At 12:49 pm on 22 March 2022, a navy veteran and solo circumnavigator Cdr Abhilash Tomy KC, NM (Retd) wrote a series of tweets announcing his participation in the Golden Globe Race 2022, a solo, unassisted, circumnavigation of the Earth on sails that draws participants back to the golden age of ‘one sailor, one boat facing the great oceans of the world’. He traced the origins of the race, the challenges it posed, and reasons for throwing his hat in the ring, making a small mention of his accident when racing at third position in GGR 2018. To his 11000+ ‘followers’ on Twitter, he asked for nothing more than “wish me luck”.

About a year later, as I write, his tweet had garnered around 1040 “likes” and 197 “retweets” on Twitter — an abysmally low social media catchment for a nation with over 7500 km of coastline, a rich maritime legacy, and a Twitter base of over 27 million. Indian media of 2022 hardly gave any coverage to this audacious Indian who had then only recently hung his whites to set out on the most important voyage of his life.

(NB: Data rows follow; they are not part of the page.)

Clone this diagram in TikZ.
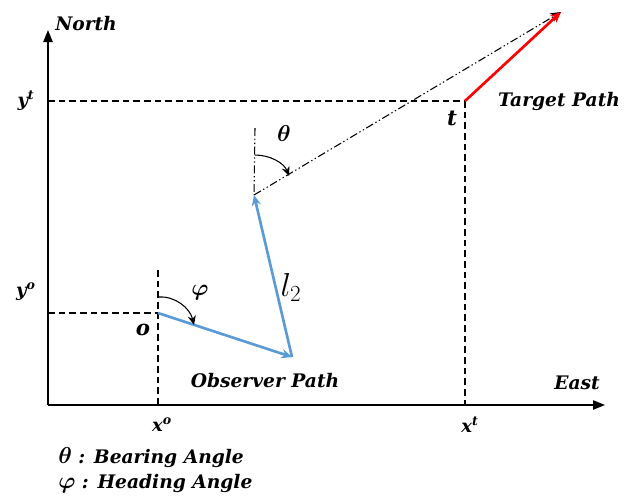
\documentclass[tikz,border=0pt]{standalone}
\usepackage{fontspec}
\usepackage{amsmath}
\setmainfont{DejaVu Serif}
\usetikzlibrary{arrows.meta}
\definecolor{obsblue}{RGB}{91,155,213}
\tikzset{
  lbl/.style={font=\bfseries\itshape\fontsize{14}{16}\selectfont, inner sep=0pt},
  ticklbl/.style={font=\bfseries\itshape\fontsize{13.5}{15}\selectfont, inner sep=0pt},
  axis/.style={line width=1pt, -{Triangle[length=9pt,width=7pt]}},
  guide/.style={line width=0.8pt, dash pattern=on 5pt off 3pt},
  ddline/.style={line width=0.8pt, dash pattern=on 6pt off 2pt on 1pt off 2pt on 1pt off 2pt},
  obs/.style={obsblue, line width=2pt, -{Stealth[length=8pt,width=7pt]}},
  tgt/.style={red, line width=2pt, -{Stealth[length=8pt,width=7pt]}},
  anglearc/.style={line width=0.8pt, -{Stealth[length=7pt,width=6pt]}}
}
\begin{document}
\begin{tikzpicture}[x=0.75pt,y=-0.75pt]
\useasboundingbox (0,0) rectangle (624,497);
% coordinates
\coordinate (O) at (48,405);
\coordinate (N) at (48,30);
\coordinate (E) at (605,405);
\coordinate (yt) at (48,101);
\coordinate (yo) at (48,313);
\coordinate (xo) at (158,405);
\coordinate (xt) at (465,405);
\coordinate (o) at (158,313);
\coordinate (t) at (465,101);
\coordinate (p1) at (292,357);
\coordinate (p2) at (254,195);
\coordinate (tend) at (561,12);
\coordinate (p2top) at (255,128);
\coordinate (otop) at (158,270);
% axes
\draw[axis] (O) -- (N);
\draw[axis] (O) -- (E);
% guides
\draw[guide] (yt) -- (t);
\draw[guide] (yo) -- (o);
\draw[guide] (t) -- (xt);
\draw[guide] (otop) -- (xo);
% bearing line
\draw[ddline] (p2top) -- (p2);
\draw[ddline, -{Stealth[length=8pt,width=7pt]}] (p2) -- (tend);
% paths
\draw[tgt] (t) -- (tend);
\draw[obs] (o) -- (p1);
\draw[obs] (p1) -- (p2);
% angle arcs
\coordinate (ta) at (255,155);
\coordinate (tb) at (289,176);
\draw[anglearc] (ta) .. controls (270,155) and (284,163) .. (tb);
\coordinate (pa) at (159,297);
\coordinate (pb) at (194,325);
\draw[anglearc] (pa) .. controls (175,296) and (190,308) .. (pb);
% labels
\node[lbl, anchor=west] (north) at (55,24) {North};
\node[lbl] (east) at (577,383) {East};
\node[lbl] (tp) at (559,101) {Target Path};
\node[lbl] (op) at (265,381) {Observer Path};
\node[ticklbl] (ytl) at (26,101) {y\textsuperscript{t}};
\node[ticklbl] (yol) at (26,292) {y\textsuperscript{o}};
\node[ticklbl] (xol) at (162,425) {x\textsuperscript{o}};
\node[ticklbl] (xtl) at (470,425) {x\textsuperscript{t}};
\node[font=\bfseries\itshape\fontsize{16}{18}\selectfont, inner sep=0pt] (tl) at (452,118) {t};
\node[font=\bfseries\itshape\fontsize{16}{18}\selectfont, inner sep=0pt] (ol) at (143,330) {o};
\node[inner sep=0pt, font=\fontsize{23}{25}\selectfont] (l2) at (291,287) {$l_2$};
\node[inner sep=0pt, font=\fontsize{17}{19}\selectfont] (th) at (284,133) {$\boldsymbol{\theta}$};
\node[inner sep=0pt, font=\fontsize{16}{18}\selectfont] (ph) at (200,293) {$\boldsymbol{\varphi}$};
\node[lbl, anchor=west] (leg1) at (58,458) {\fontsize{16}{18}\selectfont$\boldsymbol{\theta}$\fontsize{14}{16}\selectfont{} : Bearing Angle};
\node[lbl, anchor=west] (leg2) at (58,484) {\fontsize{16}{18}\selectfont$\boldsymbol{\varphi}$\fontsize{14}{16}\selectfont{} : Heading Angle};
\end{tikzpicture}
\end{document}
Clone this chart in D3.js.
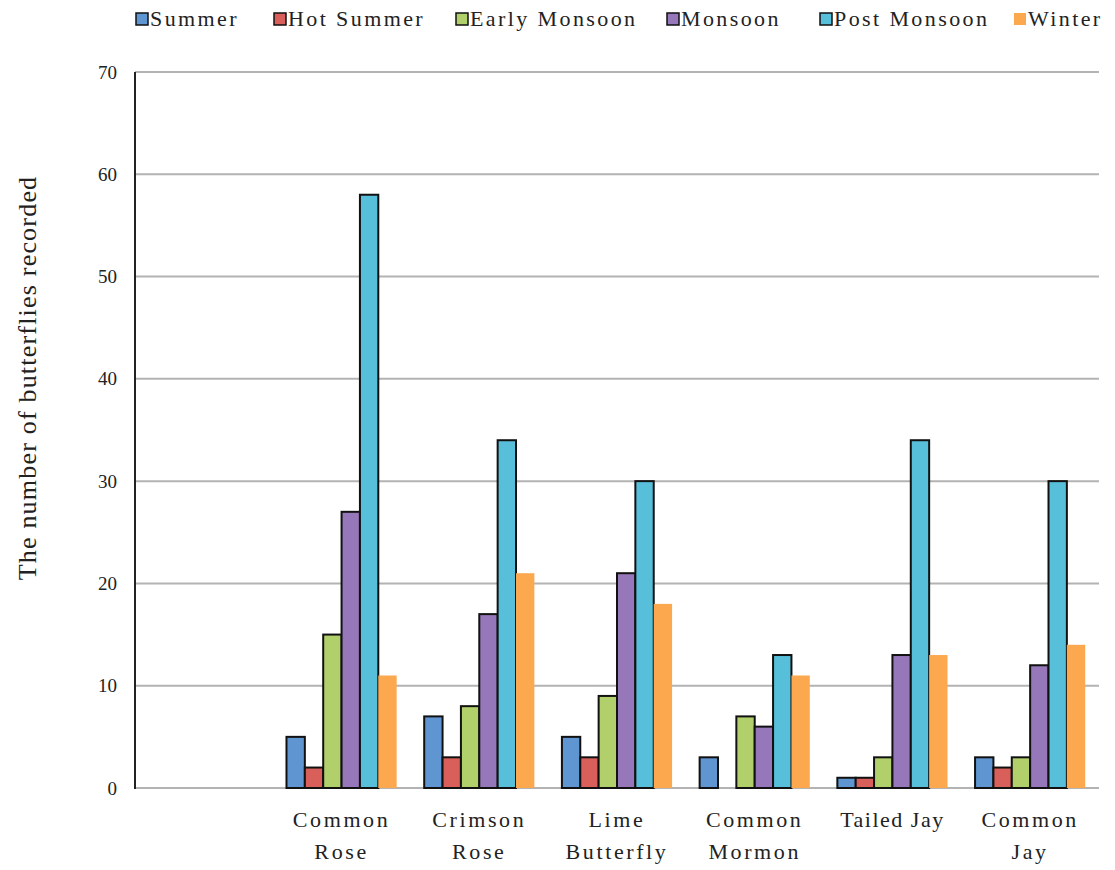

Perhaps they underestimated his resolve now that he had swallowed the anchor. A former naval aviator and Dornier pilot, Abhilash could have easily done his pilot license, applied for a cockpit job, and walked the beaten path of “job security”, “high salary” and “stability”. But such people hardly make history.

Today, his sails have achieved far more than what his wings would ever earn.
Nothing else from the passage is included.